ÖĞRETMENLERİN KURSA GİRMESİ ENGELLENDİ
Ardından öğretmenler eğitimin sürdüğü kurs binasına girmek istedi ancak polis tarafından engellendi. Valilik kararını gösteren Eren Edebali, "İçeri girmek istiyoruz, yetkiliyle görüşmek istiyoruz. Biz sendika olarak defalarca aradık, görüşmek istiyoruz dedik. Kabul etmediler. Artık tüm suçlu onlardır, öğretmene el kaldıran onlardır. Bütün kamuoyu bilsin" dedi.

Öğretmenlerin ısrarı sonucu sendika temsilcisi iki kişi kurum müdürü Ömer Öztürk'le görüşmek üzere içeri girdi. Görüşmenin ardından aktarımda bulunan Edebali, "Kendisi ne yazık ki hala bir eğitim kurumunda çalışıyor olmanın yaratması gereken sorumluluğu taşımıyor, durumu manipüle etmeye çalışıyor. 'Biz öğrenciyi göndeririz, öğretmeni göndermeyiz' diyor. Bunu kabul etmedik. Öğretmen arkadaşlarımızın da gönderilmesini istediğimizi ifade ettik" dedi.
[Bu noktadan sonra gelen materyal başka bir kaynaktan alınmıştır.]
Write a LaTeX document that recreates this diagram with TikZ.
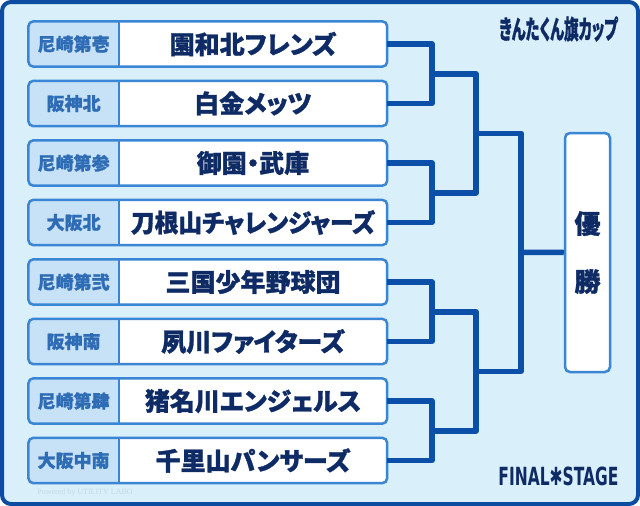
\documentclass[tikz,border=0pt]{standalone}
\usepackage{graphicx}
\usepackage{fontspec}
\setmainfont{Noto Sans CJK JP}[RawFeature=+palt,BoldFeatures={FakeBold=1.2}]
\newfontfamily\latinfont{DejaVu Sans}
\newfontfamily\creditfont{Liberation Serif}
\usetikzlibrary{positioning,backgrounds}
\definecolor{bgblue}{HTML}{D9EFF9}
\definecolor{frameblue}{HTML}{0D4DA1}
\definecolor{lineblue}{HTML}{0B4FA8}
\definecolor{boxblue}{HTML}{3A86D4}
\definecolor{labfill}{HTML}{C7E1F6}
\definecolor{labtext}{HTML}{2E6CB5}
\definecolor{navy}{HTML}{0E2B66}
\definecolor{faint}{HTML}{C4D9E6}
\begin{document}
\begin{tikzpicture}[x=1pt,y=-1pt,
    team/.style={minimum width=268pt,minimum height=45pt,inner sep=0pt,text=navy,
      font=\fontsize{25}{25}\selectfont\bfseries},
    lab/.style={minimum width=90pt,minimum height=45pt,inner sep=0pt,text=labtext,
      font=\fontsize{18}{18}\selectfont\bfseries},
    champ/.style={draw=boxblue,line width=2.5pt,fill=white,rounded corners=5pt,
      minimum width=45pt,minimum height=239pt,inner sep=0pt,align=center,text=navy,
      font=\fontsize{26}{58}\selectfont\bfseries},
    bracket/.style={draw=lineblue,line width=5.5pt,line join=round},
    boxline/.style={draw=boxblue,line width=2.5pt}]
    \useasboundingbox (0,0) rectangle (640,506);
    \begin{scope}[on background layer]
        \draw[draw=frameblue,fill=bgblue,line width=4pt,rounded corners=9pt] (2,2) rectangle (638,504);
    \end{scope}
    % teams, top to bottom
    \node[team] (t1) at (253,44) {園和北フレンズ};
    \node[lab,left=0pt of t1] (l1) {尼崎第壱};
    \node[team] (t2) at (253,103.5) {白金メッツ};
    \node[lab,left=0pt of t2] (l2) {阪神北};
    \node[team] (t3) at (253,163) {御園・武庫};
    \node[lab,left=0pt of t3] (l3) {尼崎第参};
    \node[team] (t4) at (253,222.5) {\scalebox{0.95}[1]{刀根山チャレンジャーズ}};
    \node[lab,left=0pt of t4] (l4) {大阪北};
    \node[team] (t5) at (253,282) {三国少年野球団};
    \node[lab,left=0pt of t5] (l5) {尼崎第弐};
    \node[team] (t6) at (253,341.5) {夙川ファイターズ};
    \node[lab,left=0pt of t6] (l6) {阪神南};
    \node[team] (t7) at (253,401) {猪名川エンジェルス};
    \node[lab,left=0pt of t7] (l7) {尼崎第肆};
    \node[team] (t8) at (253,460.5) {千里山パンサーズ};
    \node[lab,left=0pt of t8] (l8) {大阪中南};
    \begin{scope}[on background layer]
        \foreach \i in {1,...,8}{
            \fill[white,rounded corners=5pt] (l\i.north west) rectangle (t\i.south east);
            \begin{scope}
                \clip[rounded corners=5pt] (l\i.north west) rectangle (t\i.south east);
                \fill[labfill] (l\i.north west) rectangle (l\i.south east);
            \end{scope}
            \draw[boxline,rounded corners=5pt] (l\i.north west) rectangle (t\i.south east);
            \draw[boxline] (l\i.north east) -- (l\i.south east);
        }
    \end{scope}
    \node[champ] (win) at (587.5,252.5) {優\\勝};
    % bracket joins
    \coordinate (m1) at (432,73.75);
    \coordinate (m2) at (432,192.75);
    \coordinate (m3) at (432,311.75);
    \coordinate (m4) at (432,430.75);
    \coordinate (s1) at (476,133.25);
    \coordinate (s2) at (476,371.25);
    \coordinate (fin) at (521,252.25);
    \draw[bracket] (t1.east) -| (m1) |- (t2.east);
    \draw[bracket] (t3.east) -| (m2) |- (t4.east);
    \draw[bracket] (t5.east) -| (m3) |- (t6.east);
    \draw[bracket] (t7.east) -| (m4) |- (t8.east);
    \draw[bracket] (m1) -| (s1) |- (m2);
    \draw[bracket] (m3) -| (s2) |- (m4);
    \draw[bracket] (s1) -| (fin) |- (s2);
    \draw[bracket] (fin) -- (win.west);
    \node[text=navy,font=\fontsize{26}{26}\selectfont\bfseries] (title) at (558.5,29)
        {\scalebox{0.56}[1]{きんたくん旗カップ}};
    \node[text=navy,font=\latinfont\bfseries\fontsize{25}{25}\selectfont] (stage) at (558.5,476)
        {\scalebox{0.62}[1]{FINAL✱STAGE}};
    \node[text=faint,font=\creditfont\fontsize{8}{8}\selectfont] (credit) at (85,493)
        {Powered by UTILITY LABO};
\end{tikzpicture}
\end{document}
Edebali, öğretmenler gönderilmeden eğitim kurumunun önünden ayrılmayacaklarını kaydetti.

Eylem boyunca "Bakanlık koruyor, patronlar vuruyor", "Tüccarlara değil, öğretmene güvence", "Öğretmenler burada, Lokman Akkurt nerede" sloganları atıldı.